Tuxedo is a quasi-famous town in Orange County, New York. The town itself is insignificant, but the housing community called Tuxedo Park has gained some notoriety in past years. It has its own Police force, a massive stone fortification, its own school system, grocery stores, etc… It is a haven for wealthy Manhattenites, actors, politicians, and general miserly characters. The town is centered around the train station, filled mostly with New Jersey Transit trains which run quite frequently into Hoboken, New Jersey, which is only a hop, skip and a jump from downtown Manhatten.
Between Mansion Ridge and Tuxedo there is a tiny parking lot at the foot of a hill, which leads into a series of rarely used hiking trails. The park is named Indian Trail. From the parking lot a wanderer of the wilderness has two routes to take, which are opposite ends of the same trail. Once embarking on the trail though, the mountain splinters into a half dozen trails. One of these trails is called “The Furnace.”

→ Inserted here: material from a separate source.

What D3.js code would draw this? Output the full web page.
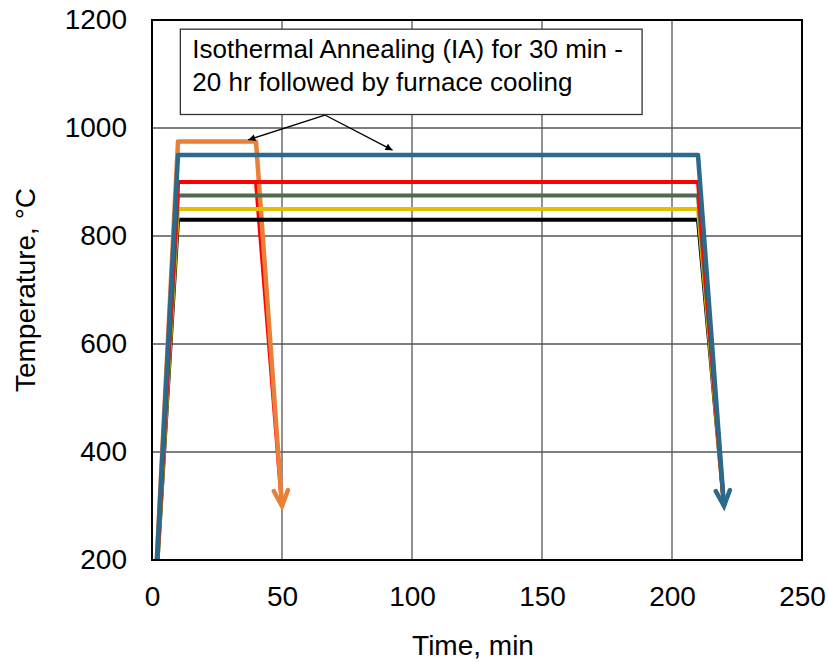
<!DOCTYPE html>
<html>
<head>
<meta charset="utf-8">
<script src="https://cdn.jsdelivr.net/npm/d3@7/dist/d3.min.js"></script>
<style>
  html, body { margin: 0; padding: 0; background: #fff; }
  svg { display: block; font-family: "Liberation Sans", Arial, sans-serif; }
</style>
</head>
<body>
<svg id="chart" width="828" height="662"></svg>
<script>
// Heat-treatment schedules: time (min) vs temperature (°C)
const longTime  = [0, 10, 210, 220];
const shortTime = [0, 10, 40, 50];

const ia900Short = [25, 900, 900, 300];
const ia975Short = [25, 975, 975, 300];
const ia830Long  = [25, 830, 830, 300];
const ia850Long  = [25, 850, 850, 300];
const ia875Long  = [25, 875, 875, 300];
const ia900Long  = [25, 900, 900, 300];
const ia950Long  = [25, 950, 950, 300];

const xTicks = [0, 50, 100, 150, 200, 250];
const yTicks = [200, 400, 600, 800, 1000, 1200];

const noteLines = ["Isothermal Annealing (IA) for 30 min -", "20 hr followed by furnace cooling"];

// drawing order: bottom to top
const series = [
  { t: shortTime, v: ia900Short, color: "#FF0000", w: 4,   arrow: false },
  { t: shortTime, v: ia975Short, color: "#E8803A", w: 4.5, arrow: true  },
  { t: longTime,  v: ia830Long,  color: "#000000", w: 4,   arrow: false },
  { t: longTime,  v: ia850Long,  color: "#E6BE00", w: 4,   arrow: false },
  { t: longTime,  v: ia875Long,  color: "#4E6B50", w: 4,   arrow: false },
  { t: longTime,  v: ia900Long,  color: "#FF0000", w: 4,   arrow: false },
  { t: longTime,  v: ia950Long,  color: "#2C6A8C", w: 4.5, arrow: true  }
];

const svg = d3.select("#chart");
const plotL = 152, plotR = 802, plotT = 20, plotB = 560;

const x = d3.scaleLinear().domain([0, 250]).range([plotL, plotR]);
const y = d3.scaleLinear().domain([200, 1200]).range([plotB, plotT]);

// gridlines
const grid = svg.append("g");
grid.selectAll("line.h").data(yTicks.filter(d => d > 200 && d < 1200)).join("line")
  .attr("class", "h")
  .attr("x1", plotL).attr("x2", plotR)
  .attr("y1", d => y(d)).attr("y2", d => y(d))
  .attr("stroke", "#555").attr("stroke-width", 1.3);
grid.selectAll("line.v").data(xTicks.filter(d => d > 0 && d < 250)).join("line")
  .attr("class", "v")
  .attr("y1", plotT).attr("y2", plotB)
  .attr("x1", d => x(d)).attr("x2", d => x(d))
  .attr("stroke", "#555").attr("stroke-width", 1.3);

// clip the traces to the plotting area
svg.append("clipPath").attr("id", "plotClip")
  .append("rect").attr("x", plotL).attr("y", plotT)
  .attr("width", plotR - plotL).attr("height", plotB - plotT);

const plot = svg.append("g").attr("clip-path", "url(#plotClip)");
const line = d3.line().x(d => x(d[0])).y(d => y(d[1]));

series.forEach(s => {
  const pts = s.t.map((t, i) => [t, s.v[i]]);
  plot.append("path")
    .attr("d", line(pts))
    .attr("fill", "none")
    .attr("stroke", s.color)
    .attr("stroke-width", s.w)
    .attr("stroke-linejoin", "round");
  if (s.arrow) {
    const a = pts[pts.length - 2], b = pts[pts.length - 1];
    const x0 = x(a[0]), y0 = y(a[1]), x1 = x(b[0]), y1 = y(b[1]);
    const ang = Math.atan2(y1 - y0, x1 - x0);
    const L = 17, spread = 0.43;
    const w1 = [x1 - L * Math.cos(ang - spread), y1 - L * Math.sin(ang - spread)];
    const w2 = [x1 - L * Math.cos(ang + spread), y1 - L * Math.sin(ang + spread)];
    plot.append("path")
      .attr("d", `M${w1[0]},${w1[1]}L${x1},${y1}L${w2[0]},${w2[1]}`)
      .attr("fill", "none")
      .attr("stroke", s.color)
      .attr("stroke-width", s.w)
      .attr("stroke-linejoin", "miter")
      .attr("stroke-linecap", "round");
  }
});

// plot frame
svg.append("rect")
  .attr("x", plotL).attr("y", plotT)
  .attr("width", plotR - plotL).attr("height", plotB - plotT)
  .attr("fill", "none").attr("stroke", "#000").attr("stroke-width", 2);

// axes
const xAxis = svg.append("g").attr("transform", `translate(0,${plotB})`)
  .call(d3.axisBottom(x).tickValues(xTicks).tickFormat(d3.format("d")).tickSize(0).tickPadding(26));
xAxis.select(".domain").remove();
xAxis.selectAll("text").attr("font-size", 28).attr("fill", "#000")
  .attr("font-family", "Liberation Sans, Arial, sans-serif");

const yAxis = svg.append("g").attr("transform", `translate(${plotL},0)`)
  .call(d3.axisLeft(y).tickValues(yTicks).tickFormat(d3.format("d")).tickSize(0).tickPadding(25));
yAxis.select(".domain").remove();
yAxis.selectAll("text").attr("font-size", 28).attr("fill", "#000")
  .attr("font-family", "Liberation Sans, Arial, sans-serif");

// axis titles
svg.append("text")
  .attr("x", (plotL + plotR) / 2 - 4).attr("y", 655)
  .attr("text-anchor", "middle").attr("font-size", 28).attr("fill", "#000")
  .text("Time, min");

svg.append("text")
  .attr("transform", `translate(35,${(plotT + plotB) / 2}) rotate(-90)`)
  .attr("text-anchor", "middle").attr("font-size", 28).attr("fill", "#000")
  .text("Temperature, °C");

// callout with pointer arrows
const defs = svg.append("defs");
defs.append("marker").attr("id", "tri")
  .attr("viewBox", "0 0 10 10").attr("refX", 10).attr("refY", 5)
  .attr("markerWidth", 10).attr("markerHeight", 7)
  .attr("markerUnits", "userSpaceOnUse")
  .attr("orient", "auto")
  .append("path").attr("d", "M0,0L10,5L0,10Z").attr("fill", "#000");

const noteOrigin = [66.5, 1024];
const noteTargets = [[37, 978], [92.5, 959]];
noteTargets.forEach(p => {
  svg.append("line")
    .attr("x1", x(noteOrigin[0])).attr("y1", y(noteOrigin[1]))
    .attr("x2", x(p[0])).attr("y2", y(p[1]))
    .attr("stroke", "#000").attr("stroke-width", 1.3)
    .attr("marker-end", "url(#tri)");
});

const boxX0 = 10.9, boxX1 = 188.5, boxY0 = 1183, boxY1 = 1025;
svg.append("rect")
  .attr("x", x(boxX0)).attr("y", y(boxY0))
  .attr("width", x(boxX1) - x(boxX0)).attr("height", y(boxY1) - y(boxY0))
  .attr("fill", "#fff").attr("stroke", "#333").attr("stroke-width", 1.3);

svg.append("g").selectAll("text").data(noteLines).join("text")
  .attr("x", x(boxX0) + 12)
  .attr("y", (d, i) => y(boxY0) + 29 + i * 33)
  .attr("font-size", 26).attr("fill", "#000")
  .text(d => d);
</script>
</body>
</html>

I was feeling cheeky on a particular weekday in August, so I finally started walking down “The Furnace,” and down is the only way to describe it. The trail beelines to the bottom of the mountain. The path becomes a little muddled once the trail flattens out again, and approaches a small bridge. After the small bridge the trail approaches the steel girder of the highway. The white marks denoting that one is still following the trail appear on the back of the metal, and impossibly, across the asphalt of the highway.
I wondered if someone was playing a cruel hiking joke on me. I decided that if someone was, I would hoist them by their own petard, so I cautiously and desperately scrambled across the highway. From here the white trail markers weaved down the back road of a small housing development, and into the woods behind one of the houses.
The trail then continued into this new forest as if there had been no interruption from the outside world. Eventually the trail, and the entire ground became black and glossy. I soon realized that this was the remnants of coal. A few minutes later I approached a rusted chain link fence. The fence was protecting this:
In Tuxedo a broken furnace smolders,
like a pile of ash molded into the shape of a tree.
Wood braces, straddling the façade
have started their slow decay.
Its surface is pockmarked by missing stones,
chiseled away by age and indifference
A cross of steel poles block the sagging entrance,
a forgotten offering to the gods of industry.
Stones tumble to the dirt in front of me,
and I hear the echoes of boots, of processions like
corduroyed funerals, praying with those
blasted workman’s hands.
black footpaths wind around the base,
raked with shards of coal.
I imagine the stories of the dead,
Spending years piercing the ground,
gathering fuel for this beast, this building.
Only to find themselves shoved,
into the dark rectangles of the Earth’s hunger,
after digging their own graves.
Vast tarps cover the roof, a shroud
the sparrows kneel on to pray,
to chant their hymns to the forest
that overfed a demon until it died.
If this furnace were a history book, it would bleed,
the dark words leaking from chapter to chapter.